Rosa Freedman is Professor of Law, Conflict and Global Development at the University of Reading. Rosa researches and writes on the United Nations, with a particular interest in the human rights bodies and in peacekeeping. Rosa has a broader interest in the impact of politics, international relations, the media, and civil society both on the work and proceedings of international institutions and on states’ compliance with international human rights norms.
Nicolas Lemay-Hebert is a Senior Lecturer at the International Development Department (IDD) at the University of Birmingham. He is the co-editor of the Journal of Intervention and Statebuilding and the Routledge Series on Intervention and Statebuilding. His research interests include statebuilding and peacebuilding, local narratives of resistance to international interventions, and the political economy of interventions.
The United Nations Secretary-General has announced a new approach to cholera in Haiti. Six years after the organisation introduced cholera into the country, with at least 9,200 people dead and 800,000 people sickened since that time, the UN has, at long last, apologised.
It has also taken a major stride by agreeing the need for remedies to be made – both to communities and individual people.
Secretary-General Ban Ki-Moon switched into Creole, Haiti’s national language, to apologise for what happened and to ask forgiveness from Haitian victims.
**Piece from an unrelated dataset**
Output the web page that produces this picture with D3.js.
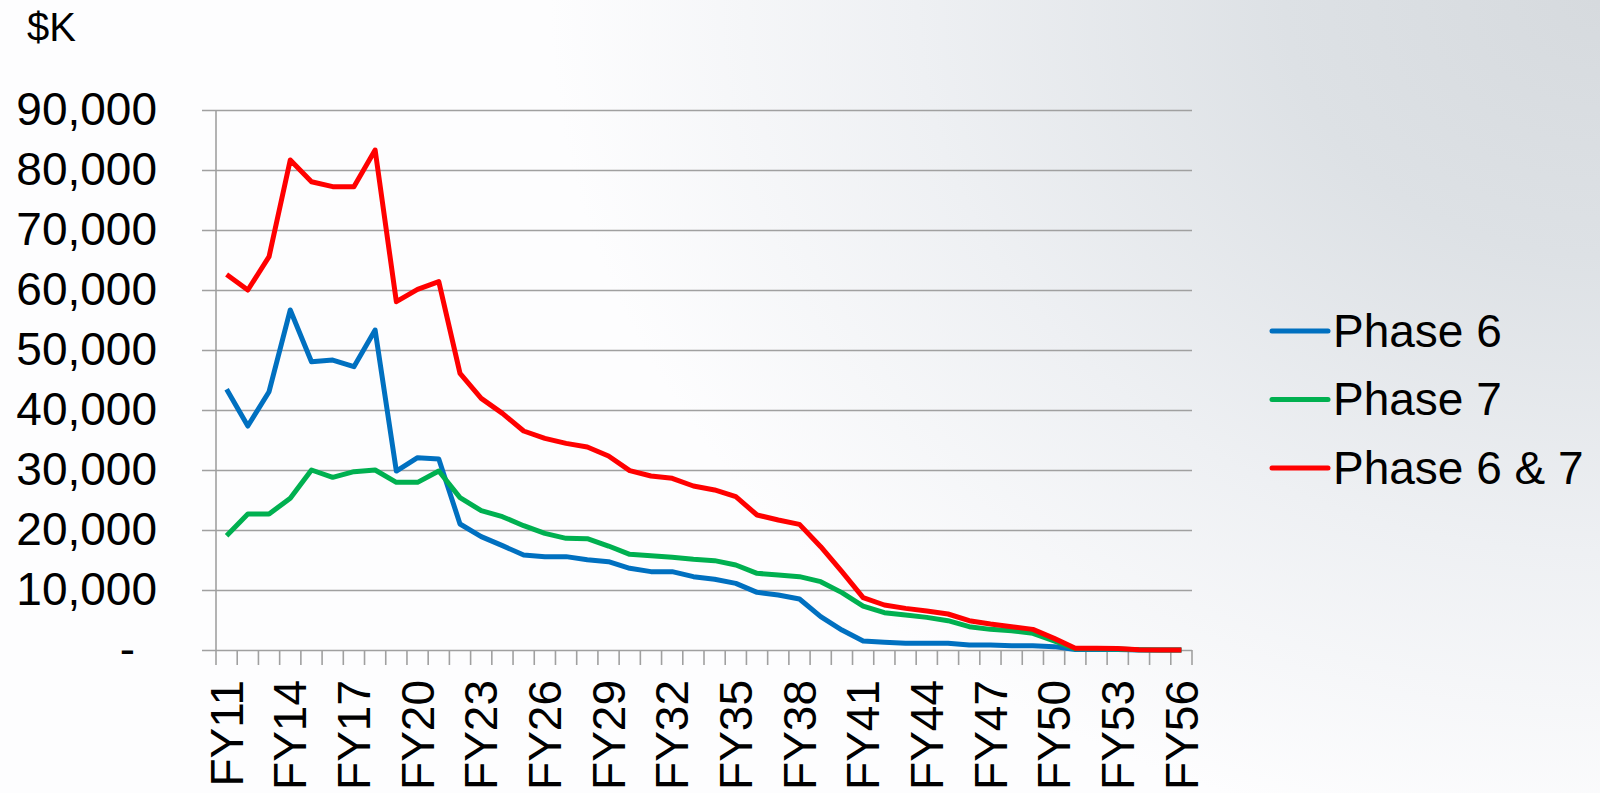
<!DOCTYPE html>
<html>
<head>
<meta charset="utf-8">
<script src="https://cdn.jsdelivr.net/npm/d3@7"></script>
<style>
  html, body { margin: 0; padding: 0; background: #fff; }
  svg { display: block; }
  text { font-family: "Liberation Sans", Arial, sans-serif; fill: #000; }
</style>
</head>
<body>
<svg id="chart" width="1600" height="793"></svg>
<script>
// ---- data ----
const categories = d3.range(11, 57).map(n => "FY" + n);
const phase6 = [43440, 37330, 43050, 56670, 48050, 48330, 47220, 53330, 29830, 32050,
  31830, 21000, 18890, 17390, 15830, 15560, 15560, 15050, 14720, 13610,
  13060, 13060, 12220, 11780, 11110, 9610, 9170, 8500, 5560, 3330,
  1500, 1280, 1110, 1110, 1110, 830, 830, 720, 720, 560,
  100, 100, 100, 0, 0, 0];
const phase7 = [19050, 22670, 22670, 25280, 30000, 28780, 29720, 30000, 27940, 27940,
  29830, 25390, 23220, 22220, 20720, 19440, 18610, 18550, 17330, 15940,
  15720, 15440, 15110, 14890, 14170, 12780, 12500, 12220, 11390, 9560,
  7330, 6220, 5830, 5440, 4890, 3890, 3440, 3220, 2780, 1500,
  200, 200, 150, 50, 0, 0];
const phase67 = [62600, 60000, 65550, 81670, 78050, 77220, 77220, 83330, 58050, 60100,
  61400, 46110, 41940, 39440, 36500, 35280, 34440, 33840, 32330, 29890,
  29000, 28610, 27330, 26670, 25560, 22500, 21670, 20940, 17220, 13060,
  8720, 7500, 6940, 6500, 6000, 4890, 4330, 3890, 3440, 1940,
  300, 300, 250, 50, 0, 0];
const seriesNames = ["Phase 6", "Phase 7", "Phase 6 & 7"];
const seriesColors = ["#0070C0", "#00B050", "#FF0000"];
const yTicks = [0, 10000, 20000, 30000, 40000, 50000, 60000, 70000, 80000, 90000];
const yTickLabels = ["-", "10,000", "20,000", "30,000", "40,000", "50,000", "60,000", "70,000", "80,000", "90,000"];
const unitLabel = "$K";

const series = [phase6, phase7, phase67];

// ---- layout ----
const svg = d3.select("#chart");
const plotL = 216, plotR = 1192, plotT = 110, plotB = 650;

// background gradient
const defs = svg.append("defs");
const grad = defs.append("radialGradient")
  .attr("id", "bg").attr("gradientUnits", "userSpaceOnUse")
  .attr("cx", 1600).attr("cy", 0).attr("r", 1000)
  .attr("gradientTransform", "translate(1600,0) scale(1.05,0.85) translate(-1600,0)");
grad.append("stop").attr("offset", 0).attr("stop-color", "#d6dade");
grad.append("stop").attr("offset", 0.3).attr("stop-color", "#dde1e5");
grad.append("stop").attr("offset", 0.65).attr("stop-color", "#eef0f3");
grad.append("stop").attr("offset", 1).attr("stop-color", "#fdfdfe");
svg.append("rect").attr("width", 1600).attr("height", 793).attr("fill", "url(#bg)");

const x = d3.scaleBand().domain(categories).range([plotL, plotR]).padding(0);
const y = d3.scaleLinear().domain([0, 90000]).range([plotB, plotT]);
const cx = c => x(c) + x.bandwidth() / 2;

// y axis with gridlines
const yAxis = d3.axisLeft(y).tickValues(yTicks)
  .tickFormat((d, i) => yTickLabels[i])
  .tickSizeInner(-(plotR - plotL)).tickSizeOuter(0).tickPadding(59);
const gy = svg.append("g").attr("transform", `translate(${plotL},0)`).call(yAxis);
gy.select(".domain").remove();
gy.selectAll(".tick line").attr("x1", -14).attr("stroke", "#a0a0a0").attr("stroke-width", 1.6);
gy.selectAll(".tick text").attr("font-size", 46)
  .attr("font-family", "'Liberation Sans', Arial, sans-serif")
  .attr("fill", "#000")
  .attr("dx", d => d === 0 ? -22 : 0);

// vertical axis line
svg.append("line").attr("x1", plotL).attr("x2", plotL).attr("y1", plotT).attr("y2", plotB)
  .attr("stroke", "#a0a0a0").attr("stroke-width", 1.6);

// x axis ticks at category boundaries
const boundaries = categories.map(c => x(c)).concat([x(categories[categories.length - 1]) + x.bandwidth()]);
svg.append("g").selectAll("line").data(boundaries).join("line")
  .attr("x1", d => d).attr("x2", d => d).attr("y1", plotB).attr("y2", plotB + 15)
  .attr("stroke", "#a0a0a0").attr("stroke-width", 1.6);

// x labels every 3rd
svg.append("g").selectAll("text").data(categories.filter((c, i) => i % 3 === 0)).join("text")
  .attr("transform", c => `translate(${cx(c)},680) rotate(-90)`)
  .attr("text-anchor", "end").attr("dy", "0.35em")
  .attr("font-size", 46).text(c => c);

// lines
const line = d3.line().x((d, i) => cx(categories[i])).y(d => y(d));
svg.append("g").selectAll("path").data(series).join("path")
  .attr("d", d => line(d)).attr("fill", "none")
  .attr("stroke", (d, i) => seriesColors[i]).attr("stroke-width", 5)
  .attr("stroke-linejoin", "round").attr("stroke-linecap", "butt");

// unit label
svg.append("text").attr("x", 27).attr("y", 41).attr("font-size", 40).text(unitLabel);

// legend
const lg = svg.append("g").selectAll("g").data(seriesNames).join("g")
  .attr("transform", (d, i) => `translate(1272,${331 + i * 68.5})`);
lg.append("line").attr("x1", 0).attr("x2", 56).attr("y1", 0).attr("y2", 0)
  .attr("stroke", (d, i) => seriesColors[i]).attr("stroke-width", 5).attr("stroke-linecap", "round");
lg.append("text").attr("x", 61).attr("dy", "0.34em").attr("font-size", 46).text(d => d);
</script>
</body>
</html>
For many years the UN denied its role in the outbreak and epidemic, refusing to accept any type of responsibility for the suffering that resulted from the disease.
In 2010 the UN sent additional peacekeepers to its mission in Haiti to assist with rebuilding the country after an earthquake. And some of those peacekeepers brought cholera with them. The UN did not screen its peacekeepers for cholera, nor did it build adequate toilet facilities in its peacekeeping camps. As a result, raw faecal waste carrying cholera flowed directly into a tributary that feeds Haiti’s main river. Cholera quickly spread around many parts of the country.
Initially the UN refused to acknowledge any of this. Even when confronted with scientific proof of how and why the outbreak occurred, it continued to refuse to accept responsibility. The UN response to cholera was woefully inadequate, and very simple efforts could have prevented the disease for relatively small sums of money.
Representatives of the victims launched a long fight for justice. What makes the apology so important is that throughout the battle to secure accountability, the UN battened down its hatches. It refused to engage in any discussions about compensating victims, despite the grave harms suffered.
A cholera treatment centre in Port-au-Prince, Haiti. Photo credit: CDC Global Health.
But this is not the end of the story. The question remains as to who will fund compensation for the victims. The new plan for cholera includes two tracks: one to support the prevention and eradication of cholera, the other for the material compensation of victims and for the support of community-based projects. The aim is to get US$200m for each track. The Secretary-General has appealed to member states for donations but many are suffering from donor fatigue – particularly when it comes to Haiti.
The recent appeal for donations to assist with rebuilding after Hurricane Matthew has not met its target, with the pot of money required woefully underfunded.
Some may argue that, since the UN caused the outbreak, it should provide the funds itself. But the United Nations is a group of member states. The organisation may have a Secretariat (of tens of thousands of staff) to support, but it is funded, directed, and driven by its member states. And when the UN causes harm – in this case by deficient policies and practices – the responsibility for remedying that harm must be assumed by all of its members.
There is a simple solution here. The UN has a regularly assessed budget to which all countries contribute according to their different abilities. The funds for remedying cholera victims’ suffering caused by the UN could, and arguably should, come from that budget. In that way, all UN members would contribute to addressing the consequences of the UN’s actions.
But of course there are some countries that do not want the budget to be used in this way. Even though there is a reserve account into which spare money is placed – when there is an underspend on a project – some countries are railing against the idea of collective responsibility for an organisation to which they belong as a member. And those same countries do not want the UN peacekeeping underspend (of nearly US$300m) to be used to compensate to Haiti cholera victims. Those states prefer to have an appeal for donations from countries that feel an affinity with, or responsibility towards, Haiti and the cholera victims.
This position simply is not good enough. Cholera in Haiti is the responsibility of the entire United Nations. As Ban Ki-Moon stressed, it is a stain on the reputation of the entire UN. The outbreak and suffering have harmed the legitimacy and credibility of UN peace operations.
The apology represents huge progress. Now we must push for the final obstacle to be overcome, and for the UN to match its words with actions by using UN funds to compensate cholera victims.